Well, this is awkward for Pope Francis.
As he continues his trip to Ireland while the world remains infuriated by the revelations of child sexual abuse and cover-up by Church leaders in Pennsylvania, Italian Archbishop Carlo Maria Viganò (below), a former Vatican ambassador to the United States, has released an 11-page letter claiming that the pope knew about abuse allegations against former Cardinal Theodore McCarrick and did nothing about it.
Viganò says he knows this because he personally informed Pope Francis about the charges against McCarrick in 2013, only to see the pope repeal sanctions placed upon McCarrick by his predecessor Pope Benedict XVI.
Viganò calls on Pope Francis to resign along with everyone else who took part in the cover-up, including Cardinal Donald Wuerl in Washington, D.C.
“In this extremely dramatic moment for the universal Church, he must acknowledge his mistakes and, in keeping with the proclaimed principle of zero tolerance, Pope Francis must be the first to set a good example to Cardinals and Bishops who covered up McCarrick’s abuses and resign along with all of them,” he wrote.
Viganò also asserts that Cardinal Donald Wuerl of Washington, D.C., knew about the accusations against McCarrick, saying “I myself brought up the subject with Cardinal Wuerl on several occasions” and asserting that “the Cardinal lies shamelessly.”
Wuerl has repeatedly said he knew nothing about the allegations against McCarrick.

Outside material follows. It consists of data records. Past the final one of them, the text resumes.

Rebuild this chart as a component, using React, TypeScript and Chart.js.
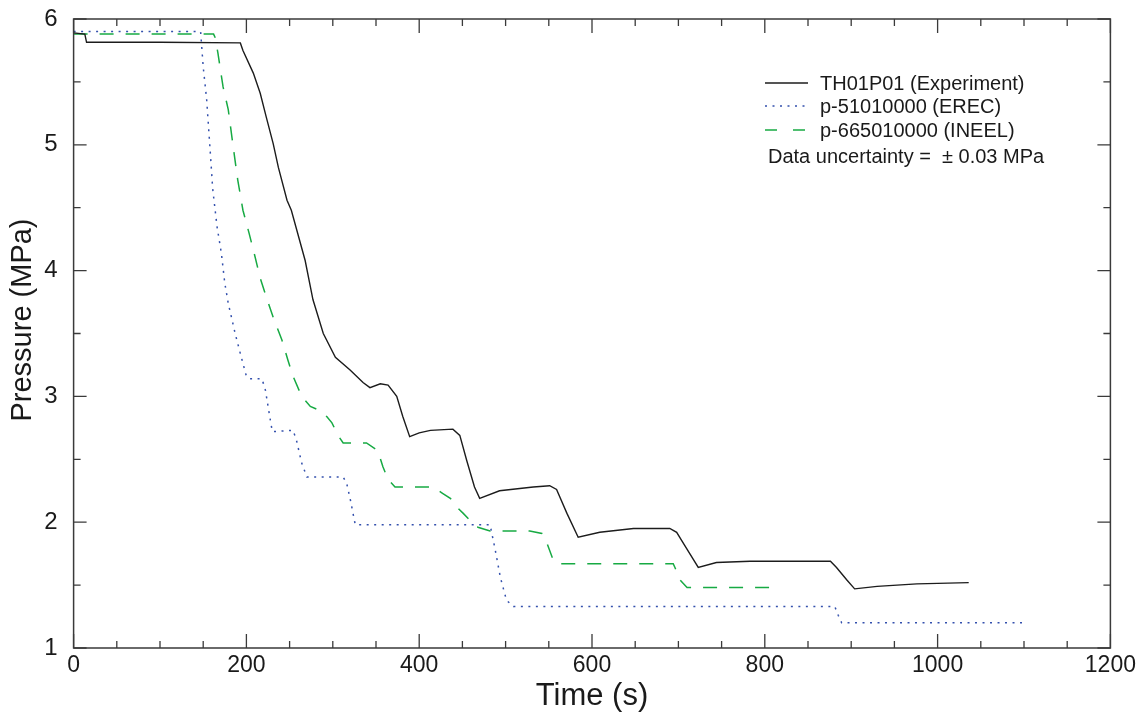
import { useEffect, useRef } from "react";
import { Chart, registerables } from "chart.js";

Chart.register(...registerables);

// ---- Data ----
const expTime = [0, 13, 15, 100, 193, 196, 208, 216, 223, 231, 237, 247, 252, 268, 277, 289, 303, 320, 335, 343, 355, 364, 374, 381, 389, 400, 413, 439, 447, 455, 464, 470, 493, 532, 551, 559, 571, 584, 609, 648, 690, 698, 706, 723, 744, 783, 876, 883, 895, 904, 930, 976, 1036];
const expPressure = [5.89, 5.88, 5.815, 5.815, 5.81, 5.75, 5.57, 5.41, 5.22, 5.01, 4.82, 4.56, 4.48, 4.08, 3.77, 3.5, 3.31, 3.21, 3.11, 3.07, 3.1, 3.09, 3.0, 2.84, 2.68, 2.71, 2.73, 2.74, 2.69, 2.49, 2.28, 2.19, 2.25, 2.28, 2.29, 2.26, 2.07, 1.88, 1.92, 1.95, 1.95, 1.92, 1.83, 1.64, 1.68, 1.69, 1.69, 1.64, 1.54, 1.47, 1.49, 1.51, 1.52];

const erecTime = [0, 147, 150, 154, 158, 161, 166, 171, 175, 179, 187, 193, 200, 204, 218, 222, 227, 230, 254, 258, 264, 270, 312, 316, 320, 326, 482, 488, 494, 501, 509, 881, 885, 889, 1100];
const erecPressure = [5.9, 5.9, 5.62, 5.36, 4.96, 4.65, 4.35, 4.14, 3.9, 3.74, 3.5, 3.34, 3.16, 3.14, 3.14, 3.05, 2.84, 2.72, 2.73, 2.65, 2.47, 2.36, 2.36, 2.31, 2.19, 1.98, 1.98, 1.78, 1.56, 1.38, 1.33, 1.33, 1.26, 1.2, 1.2];

const ineelTime = [0, 162, 164, 167, 173, 179, 185, 190, 196, 203, 210, 216, 223, 231, 241, 248, 254, 264, 274, 281, 293, 299, 306, 312, 339, 352, 358, 364, 372, 416, 427, 436, 445, 451, 461, 468, 482, 528, 542, 548, 554, 559, 694, 696, 702, 710, 815];
const ineelPressure = [5.88, 5.88, 5.85, 5.73, 5.46, 5.28, 4.97, 4.72, 4.48, 4.3, 4.11, 3.94, 3.79, 3.63, 3.45, 3.29, 3.16, 3.0, 2.92, 2.9, 2.84, 2.79, 2.69, 2.63, 2.63, 2.57, 2.44, 2.34, 2.28, 2.28, 2.23, 2.19, 2.11, 2.07, 2.0, 1.96, 1.93, 1.93, 1.91, 1.83, 1.72, 1.67, 1.67, 1.64, 1.54, 1.48, 1.48];

const seriesNames = ["TH01P01 (Experiment)", "p-51010000 (EREC)", "p-665010000 (INEEL)"];
const noteText = "Data uncertainty =  \u00B1 0.03 MPa";

const xMin = 0, xMax = 1200, xMajor = 200, xMinor = 50;
const yMin = 1, yMax = 6, yMajor = 1, yMinor = 0.5;

const FONT = "'Liberation Sans', Arial, Helvetica, sans-serif";
const BLACK = "#1c1c1c";
const BLUE = "#3350ad";
const GREEN = "#17aa43";
const DOT = [2, 5.5];
const DASH = [14, 12];

const toPoints = (xs: number[], ys: number[]) => xs.map((x, i) => ({ x, y: ys[i] }));

const framePlugin = {
  id: "frame",
  afterDatasetsDraw(chart: any) {
    const { ctx, chartArea: a, scales } = chart;
    const xs = scales.x, ys = scales.y;
    ctx.save();
    ctx.strokeStyle = "#3a3a3a";
    ctx.lineWidth = 1.5;
    ctx.beginPath();
    ctx.rect(a.left, a.top, a.right - a.left, a.bottom - a.top);
    ctx.stroke();
    ctx.lineWidth = 1.3;
    ctx.beginPath();
    for (let v = xMin; v <= xMax + 1e-6; v += xMinor) {
      const px = xs.getPixelForValue(v);
      const len = Math.abs(v % xMajor) < 1e-6 ? 14 : 7;
      ctx.moveTo(px, a.bottom); ctx.lineTo(px, a.bottom - len);
      ctx.moveTo(px, a.top); ctx.lineTo(px, a.top + len);
    }
    for (let v = yMin; v <= yMax + 1e-6; v += yMinor) {
      const py = ys.getPixelForValue(v);
      const len = Math.abs((v - yMin) % yMajor) < 1e-6 ? 13 : 7;
      ctx.moveTo(a.left, py); ctx.lineTo(a.left + len, py);
      ctx.moveTo(a.right, py); ctx.lineTo(a.right - len, py);
    }
    ctx.stroke();
    ctx.restore();
  },
  afterDraw(chart: any) {
    const { ctx } = chart;
    ctx.save();
    ctx.fillStyle = "#1a1a1a";
    ctx.font = `29px ${FONT}`;
    ctx.textAlign = "center";
    ctx.textBaseline = "middle";
    ctx.translate(23, 320);
    ctx.rotate(-Math.PI / 2);
    ctx.fillText("Pressure (MPa)", 0, 0);
    ctx.restore();

    ctx.save();
    const colors = [BLACK, BLUE, GREEN];
    const dashes = [[], DOT, [12, 16]];
    const rowsY = [83, 106, 130];
    ctx.font = `20px ${FONT}`;
    ctx.textBaseline = "middle";
    ctx.textAlign = "left";
    seriesNames.forEach((name, i) => {
      ctx.strokeStyle = colors[i];
      ctx.lineWidth = 1.3;
      ctx.setLineDash(dashes[i]);
      ctx.beginPath();
      ctx.moveTo(765, rowsY[i]);
      ctx.lineTo(808, rowsY[i]);
      ctx.stroke();
      ctx.setLineDash([]);
      ctx.fillStyle = "#1a1a1a";
      ctx.fillText(name, 820, rowsY[i] + 1);
    });
    ctx.fillText(noteText, 768, 157);
    ctx.restore();
  },
};

export default function App() {
  const ref = useRef<HTMLCanvasElement>(null);
  useEffect(() => {
    document.body.style.margin = "0";
    const tickColor = "#1a1a1a";
    const chart = new Chart(ref.current as HTMLCanvasElement, {
      type: "line",
      data: {
        datasets: [
          { label: seriesNames[0], data: toPoints(expTime, expPressure), borderColor: BLACK, borderWidth: 1.4, pointRadius: 0, tension: 0 },
          { label: seriesNames[1], data: toPoints(erecTime, erecPressure), borderColor: BLUE, borderWidth: 1.5, borderDash: DOT, pointRadius: 0, tension: 0 },
          { label: seriesNames[2], data: toPoints(ineelTime, ineelPressure), borderColor: GREEN, borderWidth: 1.5, borderDash: DASH, pointRadius: 0, tension: 0 },
        ],
      },
      options: {
        responsive: false,
        animation: false,
        events: [],
        layout: { padding: { left: 0, right: 32.6, top: 19, bottom: 0 } },
        scales: {
          x: {
            type: "linear",
            min: xMin,
            max: xMax,
            ticks: { stepSize: xMajor, font: { size: 23, family: FONT }, color: tickColor, padding: 4, maxRotation: 0, callback: (v: any) => String(v) },
            grid: { display: false, drawTicks: false },
            border: { display: false },
            title: { display: true, text: "Time (s)", font: { size: 31, family: FONT }, color: "#1a1a1a", padding: { top: 0, bottom: 4 } },
            afterFit: (s: any) => { s.height = 71; s.paddingLeft = 0; s.paddingRight = 0; },
          },
          y: {
            type: "linear",
            min: yMin,
            max: yMax,
            ticks: { stepSize: yMajor, font: { size: 24, family: FONT }, color: tickColor, padding: 16, callback: (v: any) => String(v) },
            grid: { display: false, drawTicks: false },
            border: { display: false },
            afterFit: (s: any) => { s.width = 73.6; s.paddingTop = 0; s.paddingBottom = 0; },
          },
        },
        plugins: { legend: { display: false }, tooltip: { enabled: false } },
      },
      plugins: [framePlugin],
    } as any);
    return () => chart.destroy();
  }, []);
  return (
    <div style={{ width: 1143, height: 719 }}>
      <canvas ref={ref} width={1143} height={719} style={{ display: "block", width: 1143, height: 719 }} />
    </div>
  );
}
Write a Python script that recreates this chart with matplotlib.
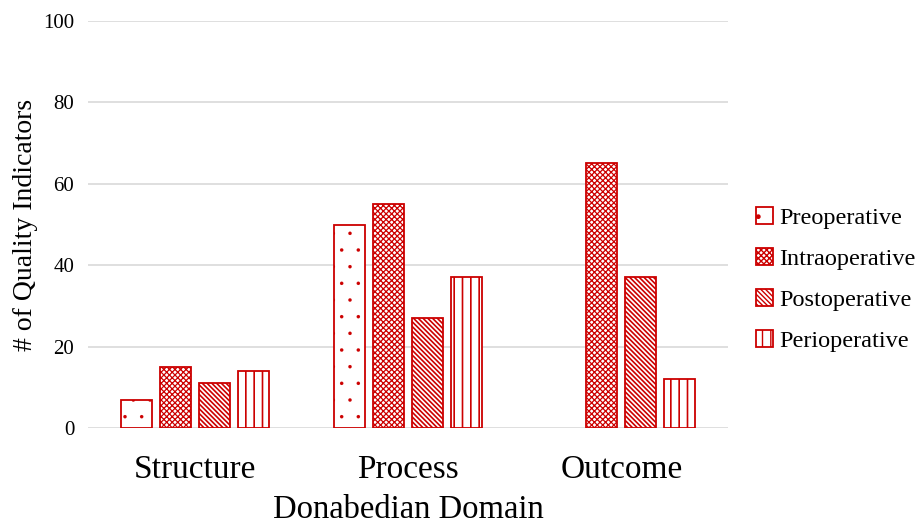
import matplotlib
matplotlib.use("Agg")
import matplotlib.pyplot as plt
import numpy as np

categories = ["Structure", "Process", "Outcome"]
series = ["Preoperative", "Intraoperative", "Postoperative", "Perioperative"]
preoperative = [7, 50, 0]
intraoperative = [15, 55, 65]
postoperative = [11, 27, 37]
perioperative = [14, 37, 12]
values = [preoperative, intraoperative, postoperative, perioperative]
hatches = [".", "xxxxxx", "\\\\\\\\\\\\\\", "||"]
hatch_lws = [0.1, 0.9, 1.2, 1.2]

plt.rcParams['font.family'] = ['Liberation Serif', 'DejaVu Serif']
plt.rcParams['hatch.color'] = '#CC0000'
plt.rcParams['hatch.linewidth'] = 1.0

fig = plt.figure(figsize=(9.18, 5.24), dpi=100)
ax = fig.add_axes([0.096, 0.183, 0.697, 0.777])

red = '#CC0000'
x = np.arange(len(categories))
width = 0.146
pitch = 0.183
for i, (name, vals, h, hl) in enumerate(zip(series, values, hatches, hatch_lws)):
    off = (i - 1.5) * pitch
    v = np.array(vals, dtype=float)
    mask = v > 0
    bars = ax.bar(x[mask] + off, v[mask], width=width, facecolor='white', edgecolor=red,
                  hatch=h, linewidth=1.3, label=name, zorder=3)
    for b in bars:
        try:
            b.set_hatch_linewidth(hl)
        except Exception:
            pass

ax.set_xlim(-0.5, 2.5)
ax.set_ylim(0, 100)
ax.set_yticks(range(0, 101, 20))
ax.yaxis.grid(True, color='#D9D9D9', linewidth=1.2, zorder=0)
ax.set_axisbelow(True)
for s in ax.spines.values():
    s.set_visible(False)
ax.tick_params(length=0)
ax.tick_params(axis='y', labelsize=15, pad=10)
ax.set_xticks(x)
ax.set_xticklabels(categories, fontsize=24)
ax.tick_params(axis='x', pad=19)
ax.set_xlabel("Donabedian Domain", fontsize=23.5, labelpad=7)
ax.set_ylabel("# of Quality Indicators", fontsize=20, labelpad=4)

leg = fig.legend(loc='center left', bbox_to_anchor=(0.824, 0.466), frameon=False,
                 fontsize=17.5, handlelength=0.7, handleheight=0.7, handletextpad=0.25,
                 labelspacing=0.78, borderaxespad=0, borderpad=0)

fig.savefig("out.png", dpi=100)
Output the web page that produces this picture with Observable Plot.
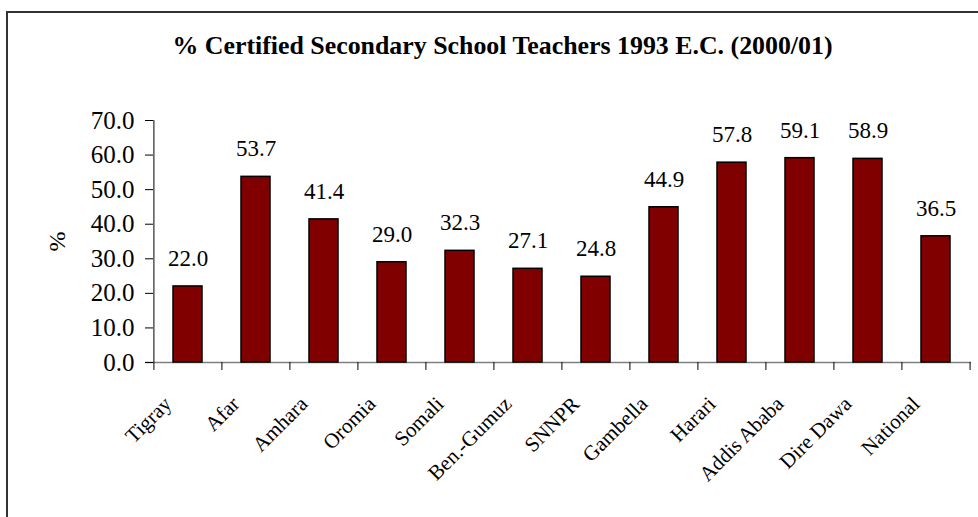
<!DOCTYPE html>
<html>
<head>
<meta charset="utf-8">
<script src="https://cdn.jsdelivr.net/npm/d3@7"></script>
<script src="https://cdn.jsdelivr.net/npm/@observablehq/plot@0.6"></script>
<style>
  html, body { margin: 0; padding: 0; background: #fff; }
  svg { display: block; }
</style>
</head>
<body>
<div id="chart"></div>
<script>
const title = "% Certified Secondary School Teachers 1993 E.C. (2000/01)";
const regions = ["Tigray", "Afar", "Amhara", "Oromia", "Somali", "Ben.-Gumuz", "SNNPR", "Gambella", "Harari", "Addis Ababa", "Dire Dawa", "National"];
const values = [22.0, 53.7, 41.4, 29.0, 32.3, 27.1, 24.8, 44.9, 57.8, 59.1, 58.9, 36.5];
const yTicks = [0, 10, 20, 30, 40, 50, 60, 70];
const yLabel = "%";

const data = regions.map((r, i) => ({region: r, value: values[i]}));
const serif = "'Liberation Serif', 'Times New Roman', serif";
const W = 978, H = 517;
const mL = 153, mR = 7, mT = 120, mB = 155;
const half = (W - mL - mR) / regions.length / 2;

const chart = Plot.plot({
  width: W,
  height: H,
  marginLeft: mL,
  marginRight: mR,
  marginTop: mT,
  marginBottom: mB,
  style: {fontFamily: serif, background: "#fff", color: "#000"},
  x: {domain: regions, paddingInner: 0.57, paddingOuter: 0.285, axis: null},
  y: {domain: [0, 70], axis: null},
  marks: [
    // gray category axis line
    Plot.ruleY([0], {stroke: "#808080", strokeWidth: 1.5, insetLeft: -8}),
    // category boundary ticks
    Plot.ruleX(regions, {x: d => d, y1: () => 0, y2: () => 0, dx: -half, insetBottom: -8, stroke: "#000"}),
    Plot.ruleX([regions[regions.length - 1]], {x: d => d, y1: () => 0, y2: () => 0, dx: half, insetBottom: -8, stroke: "#000"}),
    // value axis line
    Plot.ruleX([regions[0]], {x: d => d, y1: () => 0, y2: () => 70, dx: -half, stroke: "#000"}),
    Plot.axisY({
      ticks: yTicks,
      tickFormat: d3.format(".1f"),
      tickSize: 8,
      tickPadding: 11,
      fontSize: 25,
      stroke: "#000",
      label: yLabel,
      labelAnchor: "center",
      labelArrow: "none",
      labelOffset: 106
    }),
    Plot.axisX({
      tickSize: 0,
      tickRotate: -45,
      tickPadding: 38,
      fontSize: 21,
      dx: -20,
      label: null
    }),
    Plot.barY(data, {x: "region", y: "value", fill: "#800000", stroke: "#000", strokeWidth: 1.5}),
    Plot.text(data, {x: "region", y: "value", text: d => d.value.toFixed(1), dy: -28, fontSize: 23, fill: "#000"}),
    Plot.text([title], {frameAnchor: "top", lineAnchor: "middle", dx: -60, dy: -75, fontSize: 25, fontWeight: "bold", fill: "#000"})
  ]
});

const svg = d3.select(chart);
// outer chart-area border (decorative)
svg.insert("rect", ":first-child")
  .attr("x", 7).attr("y", 12).attr("width", 1000).attr("height", 1000)
  .attr("fill", "none").attr("stroke", "#333").attr("stroke-width", 2);
svg.selectAll("g[aria-label='y-axis label'] text").attr("font-size", 24);
// title width as in the reference
svg.selectAll("text").filter(function() { return this.textContent === title; })
  .attr("textLength", 660).attr("lengthAdjust", "spacingAndGlyphs");

document.getElementById("chart").appendChild(chart);
</script>
</body>
</html>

Before you get on the Viganò train, though, there are a few things you should know about him.
First, Viganò has been accused of putting a stop to “an independent investigation in 2014 into sexual and possible criminal misconduct by Archbishop John C. Nienstedt of St. Paul and Minneapolis.” He was also accused of ordering Church officials to destroy a letter they wrote opposing his decision.
Also, remember when Kentucky County Clerk Kim Davis, who refused to sign a marriage license for a same-sex couple, met with the pope during his U.S. visit a few years ago? (It caused all kinds of controversy that Pope Who Am I To Judge wanted no part of.) Viganò was the guy who arranged the meeting, and it arguably contributed to the Vatican’s decision to relieve him of his position.
Viganò hates that idea, because he really does think homosexuality is to blame for the abuse. And he hates how McCarrick and Wuerl were instrumental in Cupich’s appointment, evidence Viganò uses against the two accused men.
The appointments of Blase Cupich to Chicago and Joseph W. Tobin to Newark were orchestrated by McCarrick, Maradiaga and Wuerl, united by a wicked pact of abuses by the first, and at least of coverup of abuses by the other two. Their names were not among those presented by the Nunciature for Chicago and Newark.
Regarding Cupich, one cannot fail to note his ostentatious arrogance, and the insolence with which he denies the evidence that is now obvious to all: that 80% of the abuses found were committed against young adults by homosexuals who were in a relationship of authority over their victims.
Viganò wants to be the hero in this story, but his anti-gay bigotry isn’t even subtle and his own history suggests complicity with abuse. That’s ironic given how he closes the letter:
Francis is abdicating the mandate which Christ gave to Peter to confirm the brethren. Indeed, by his action he has divided them, led them into error, and encouraged the wolves to continue to tear apart the sheep of Christ’s flock.
That’s what he wrote before calling on the pope to step down.
It’s never good when the man who says the pope must resign for ruining the Catholic Church is also guilty of helping destroy the Church’s reputation through outdated slander, a celebration of bigotry, and stifling investigations.
He’s not necessarily the ideal guy to have on your side.
Sure, the pope should resign, but Viganò isn’t blameless either.